Since site finished hardwood is basically unfinished/raw hardwood, you can apply almost any finish without worrying about the colour coat not adhering. There’s no risk of a new coat standing out from an old one. However, even when you’re working with unfinished wood, it’s best to test out any stains on the board to make sure the results are as desired.
Disadvantages of Prefinished Hardwood Floors
Gaps Between Planks
The biggest disadvantage of a prefinished floor is that each plank is separate, without any sealant between them. This gap allows dirt, dust and moisture to accumulate which can cause mould and bacteria to grow beneath the surface and damage your floors. To avoid this, it’s important to ensure that the sealant is applied properly during installation.
You have limited design options when it comes to prefinished hardwood floors. If you want a floor with elaborate borders and inlays, factory-finished floors might not be the right option.
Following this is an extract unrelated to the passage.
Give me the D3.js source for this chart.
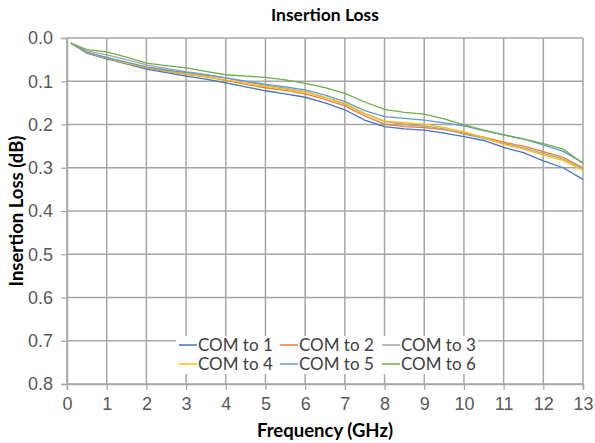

When a floor is finished on site, the wood is first installed then sanded flat. Sanding helps remove any height differences that may occur due to an uneven subfloor. Prefinished hardwood is already stained and finished which means no sanding is required. Naturally, prefinished floor surfaces will reveal any subfloor irregularities.
While prefinished hardwood floors are durable and don’t need frequent refinishing, they will eventually fade and develop scratches. However, since the sealant used in prefinished floors is generally very thick and penetrates into the wood, sanding becomes difficult; you need to sand further down into the wood to remove the topcoat. This will scrape away some of the wood and make the floor thin and fragile, limiting the number of times you can refinish it before you need a replacement.
Disadvantages of Site Finished Hardwood Floors
Unlike prefinished floors, site finished ones aren’t stained and finished in a dust-proof and climate-controlled environment. This means that dirt and dust particles settle on the topcoat as it dries, resulting in minor imperfections. Although most of these flaws get fixed after using the floors for a few days, they won’t be as perfect as the factory-made ones.
No matter what type of finish you choose for your hardwood flooring, it needs to be sanded first to smooth the surface and cut down the raised edges. If your floors aren’t prefinished, you need to sand them on site. This is a messy process that causes a lot of dust and noise. Unless you’re an expert, leave the sanding and finishing to an experienced hardwood floor installer. This will further –albeit necessarily – increase installation costs.
Longer Wait Times
Unlike prefinished planks that are ready to install and use, onsite hardwood finishing and installation can take several days to complete before you can actually use the floors. Material and machinery are brought to the site for sanding, staining and applying a polyurethane finish. This process takes time, requiring you to wait for several hours or even days for the coats to dry before walking on the floor or placing any furniture.
The strong smell that comes from stain and oil-based polyurethane can be overwhelming or even dangerous when you’re exposed to it too long. Moreover, the odour often gets trapped in the dryer vent which releases a burning smell for a few days until the fumes clear out.
The decision to choose between prefinished and site finished hardwood floors depends on your requirements, design preferences and time constraints. If you’re allergic to dust and want to avoid the noise and hassle of onsite finishing, prefinished hardwood flooring is the obvious choice. But if you have a certain design in mind or want something completely unique, site finished flooring is the better option. Consider the benefits and drawbacks of each to decide what works best for you.